Making an effort to gain perspective — by reframing your thinking or having conversations with other seasoned experts — helps prevent the ‘sky is falling’ narrative. Understanding the inherent relationship between increased traction and increased stress can also be helpful.
When Goldstein first teamed up with Steve Huffman, a co-founder of Reddit and Reddit’s current CEO, it felt creative, interesting, and low stakes.
“I was super excited to convince this well known guy to start a company with me,” Goldstein says. “We had an agreement that he would work on my idea for the duration of Y Combinator’s batch in the summer of 2010, basically three months. If at the end of three months it wasn’t working, then he would get to pick the next idea.”
“Everything had to come together quickly and that was energizing and cool, but it also wasn’t that anxiety producing,” Goldstein remembers. “It was like, ‘Hey if it didn’t work, we had a Plan B.’ It was just the two of us, and we knew that we could build other stuff if we needed to. It felt low stakes.”
Compare that to a few years later: “After we raised our Series A round and we burned through a few million dollars and were looking to raise our Series B round, then the stakes felt enormous,” Goldstein says. “We had a team of more than a dozen people at that point. When the fundraising got tough, we wondered if we would be able to raise money at all. We started to worry, ‘Are we going to have to lay people off? Are we going to have to do some really bad stuff to our product, and pepper it with advertisements just to break even?’”

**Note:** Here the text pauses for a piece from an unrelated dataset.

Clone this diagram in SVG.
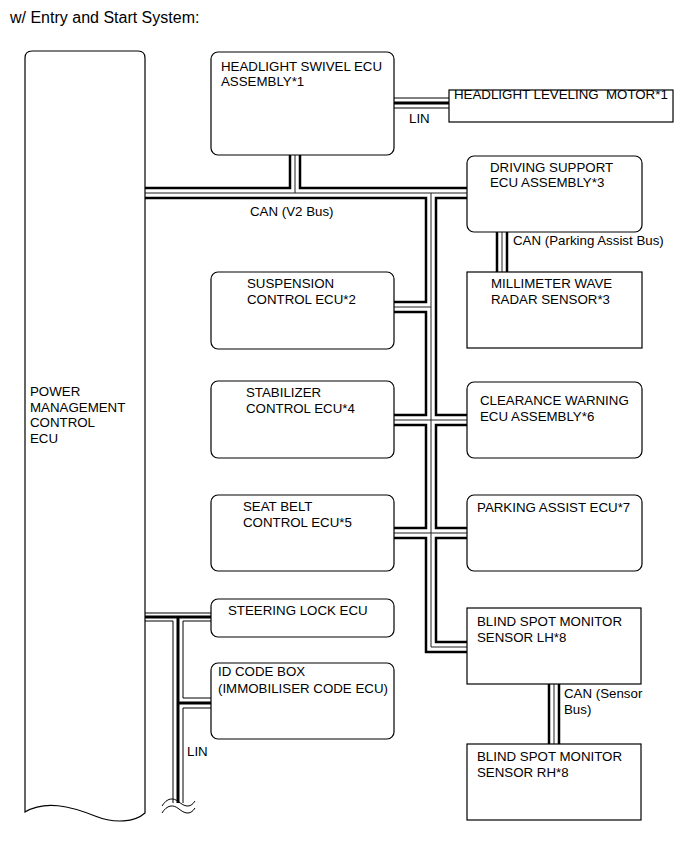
<svg xmlns="http://www.w3.org/2000/svg" width="690" height="853" viewBox="0 0 690 853">
<style>
text{font-family:"Liberation Sans",Arial,sans-serif;font-size:13.3px;fill:#000}
.title{font-size:16px}
.box{fill:#fff;stroke:#000;stroke-width:1.2}
.cw{fill:none;stroke:#000;stroke-width:2.5;stroke-linejoin:miter}
.cc{fill:none;stroke:#222;stroke-width:1}
.lw{fill:none;stroke:#000;stroke-width:1}
.lc{fill:none;stroke:#000;stroke-width:3}
.wave{fill:none;stroke:#000;stroke-width:1}
</style>
<rect width="690" height="853" fill="#fff"/>
<text class="title" x="10" y="23">w/ Entry and Start System:</text>

<g id="connectors">
  <!-- CAN V2 bus -->
  <path class="cc" d="M145,193 H467 M295,155 V193 M431,193 V647 H467 M394,307 H431 M394,420 H467 M394,533 H467"/>
  <path class="cw" d="M145,188 H290 V155 M300,155 V188 H467
    M145,198 H426 V302 H394 M394,312 H426 V415 H394 M394,425 H426 V528 H394 M394,538 H426 V652 H467
    M467,198 H436 V415 H467 M467,425 H436 V528 H467 M467,538 H436 V642 H467"/>
  <!-- CAN Parking Assist Bus -->
  <path class="cw" d="M497,232 V272 M507,232 V272"/>
  <path class="cc" d="M502,232 V272"/>
  <!-- CAN Sensor Bus -->
  <path class="cw" d="M549,684 V744 M559,684 V744"/>
  <path class="cc" d="M554,684 V744"/>
  <!-- LIN headlight -->
  <path class="lw" d="M394,98 H449 M394,108 H449"/>
  <path class="lc" d="M394,103 H449"/>
  <!-- LIN steering lock / ID code -->
  <path class="lw" d="M145,613 H212 M145,621 H173 V803 M212,621 H183 V698 H212 M212,708 H183 V803"/>
  <path class="lc" d="M145,617 H212 M178,617 V803 M178,703 H212"/>
  <path class="wave" d="M162,806 C167,798 173,797 179,802 C184,806 190,809 195,801"/>
  <path class="wave" d="M162,813 C167,805 173,804 179,809 C184,813 190,816 195,808"/>
  <text x="409" y="123">LIN</text>
  <text x="250" y="216">CAN (V2 Bus)</text>
  <text x="513" y="245">CAN (Parking Assist Bus)</text>
  <text x="564" y="698">CAN (Sensor</text>
  <text x="564" y="714">Bus)</text>
  <text x="187" y="756">LIN</text>
</g>

<g id="power-management">
  <path class="box" d="M145,813 C135,822 115,824 95,816 C70,806 45,800 25,812 V58 Q25,51 32,51 H138 Q145,51 145,58 Z"/>
  <text x="30" y="396">POWER</text>
  <text x="30" y="412">MANAGEMENT</text>
  <text x="30" y="427">CONTROL</text>
  <text x="30" y="443">ECU</text>
</g>
<g id="headlight-swivel">
  <rect class="box" x="211" y="52" width="183" height="103" rx="7"/>
  <text x="221" y="71">HEADLIGHT SWIVEL ECU</text>
  <text x="221" y="86">ASSEMBLY*1</text>
</g>
<g id="headlight-leveling">
  <rect class="box" x="449" y="90" width="224" height="32"/>
  <text x="454" y="99" style="white-space:pre">HEADLIGHT LEVELING  MOTOR*1</text>
</g>
<g id="driving-support">
  <rect class="box" x="467" y="156" width="175" height="76" rx="7"/>
  <text x="490" y="172">DRIVING SUPPORT</text>
  <text x="490" y="187">ECU ASSEMBLY*3</text>
</g>
<g id="millimeter-wave">
  <rect class="box" x="467" y="272" width="175" height="76"/>
  <text x="491" y="288">MILLIMETER WAVE</text>
  <text x="491" y="304">RADAR SENSOR*3</text>
</g>
<g id="clearance-warning">
  <rect class="box" x="467" y="382" width="175" height="76" rx="7"/>
  <text x="480" y="405">CLEARANCE WARNING</text>
  <text x="480" y="421">ECU ASSEMBLY*6</text>
</g>
<g id="parking-assist">
  <rect class="box" x="467" y="495" width="175" height="76" rx="7"/>
  <text x="477" y="512">PARKING ASSIST ECU*7</text>
</g>
<g id="bsm-lh">
  <rect class="box" x="467" y="608" width="174" height="76"/>
  <text x="477" y="626">BLIND SPOT MONITOR</text>
  <text x="477" y="642">SENSOR LH*8</text>
</g>
<g id="bsm-rh">
  <rect class="box" x="467" y="744" width="174" height="76"/>
  <text x="477" y="761">BLIND SPOT MONITOR</text>
  <text x="477" y="777">SENSOR RH*8</text>
</g>
<g id="suspension">
  <rect class="box" x="211" y="272" width="183" height="77" rx="7"/>
  <text x="247" y="288">SUSPENSION</text>
  <text x="247" y="304">CONTROL ECU*2</text>
</g>
<g id="stabilizer">
  <rect class="box" x="211" y="381" width="183" height="77" rx="7"/>
  <text x="246" y="397">STABILIZER</text>
  <text x="246" y="413">CONTROL ECU*4</text>
</g>
<g id="seat-belt">
  <rect class="box" x="211" y="495" width="183" height="76" rx="7"/>
  <text x="243" y="511">SEAT BELT</text>
  <text x="243" y="527">CONTROL ECU*5</text>
</g>
<g id="steering-lock">
  <rect class="box" x="211" y="599" width="183" height="38" rx="7"/>
  <text x="228" y="615">STEERING LOCK ECU</text>
</g>
<g id="id-code-box">
  <rect class="box" x="211" y="663" width="183" height="76" rx="7"/>
  <text x="218" y="676">ID CODE BOX</text>
  <text x="218" y="693">(IMMOBILISER CODE ECU)</text>
</g>
</svg>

At the beginning, the number of ways to fail is small. You can imagine all of the potential outcomes. As a company, project, or team scales, the potential ways to fail become increasingly exponential.
That’s why perspective is important. Just because you can imagine potential failure points doesn’t mean they’re destined to come true. “The things that we think are not necessarily reality,” Goldstein says.
“I see a lot of founders lock up under uncertainty and stress, and that’s the worst thing to do,” he says.
Let’s say a situation like this occurs: At a company with three customers, if one customer cancels a contract, executives may jump to emergency action to keep the other two customers happy. The sales team may suggest giving the two customers a big discount, or making a trip to take them out to dinner.
“That’s a reasonable thing to think about,” Goldstein says. “But a lot of the time, when a customer cancels a contract or when a deal falls through, it’s actually a signal that what the company was offering was not what the market wanted. And that’s really important to know and react to. Holding on too tightly to an idea that isn’t yet proven is really dangerous.”
In those situations, the right approach is to say, “Hey, we just got a signal from the market. Nothing in life is certain. It sounds like the thing that we thought was the best is not the best. So either we’ve got to make it the best, or we’ve got to do something different,” he explains.
Taking action will also reduce undue anxiety.
“There’s no worse feeling than being stressed out and helpless,” he says. “Making that decisive choice not only increases the likelihood of the startup succeeding, but also just feels better.”
Setting consistent habits and building some structure into your day is a simple way to reduce stress.
“Founders who get into a routine of talking to customers or talking to employees tend to have more resilience in the face of change or surprises than founders who each day are going through a wildly different pattern,” he says. “They feel like there’s no structure to their life and no structure to their company and everything is being done by the seat of their pants.”
An honest evaluation of your relationships might be more revealing than you think.
“One of the patterns I’ve noticed within startups is that when things are just good, people don’t make a change. When things are awful people make a change, because it’s so obvious that it’s bad. But when things are just kind of bad, people don’t make changes,” Goldstein says. “It takes a tremendous amount of bravery as a CEO or as a manager to say, ‘This is going okay, but it could be better. I’m deciding to make a change.”
He sees this often with early stage employees. Founders might say, “There was this person on the team and they were a great person, but what they had was just not what we needed at that moment in time in the company’s life. I wish that I’d realized that sooner.”
“I think most of the time that founder did realize it sooner, but they didn’t want to listen to themselves,” Goldstein continues. “They convinced themselves that it was going to be okay, until it just slowly ground down on themselves and their coworkers.”
It can happen in all kinds of relationships.
“I see this a lot with founders who are dating someone they’re not really in love with, but the idea of being single terrifies them,” he says. “Or they’ve got like an advisor to the company who’s well known and they’re not getting great advice from that person, but they’re just afraid to stop working with them.”
“It is super under appreciated how easy it is to fall into the trap of settling for something that’s not that good,” he adds.
Lastly, it’s important to remember the feelings you’re experiencing are not unique to you.
“It’s really hard for founders to appreciate the fact that everyone else is stressed out and anxious,” Goldstein says. “Founders are just consistently seeing stories in Tech Crunch and in The New York Times and Wall Street Journal about how everyone else is doing great. And even when those companies aren’t doing great, they’re still bigger than them.”
“Even when you hear about unicorns laying people off or having a down round, it’s still a multi-billion dollar company,” he continues with a laugh. “A lot of founders think, ‘I would kill to be in that person’s situation. They must be so happy to have this big company.’ But really, probably not. Probably they’re just as stressed as you, if not more.”
The solution? Being open and honest about your experience.
“The sooner people can realize [everyone else feels the same way], the less it is going to feel like a unique failure as a manager,” Goldstein says. “Founders have to experience that first hand, talking vulnerably with other founders about what it’s really like.”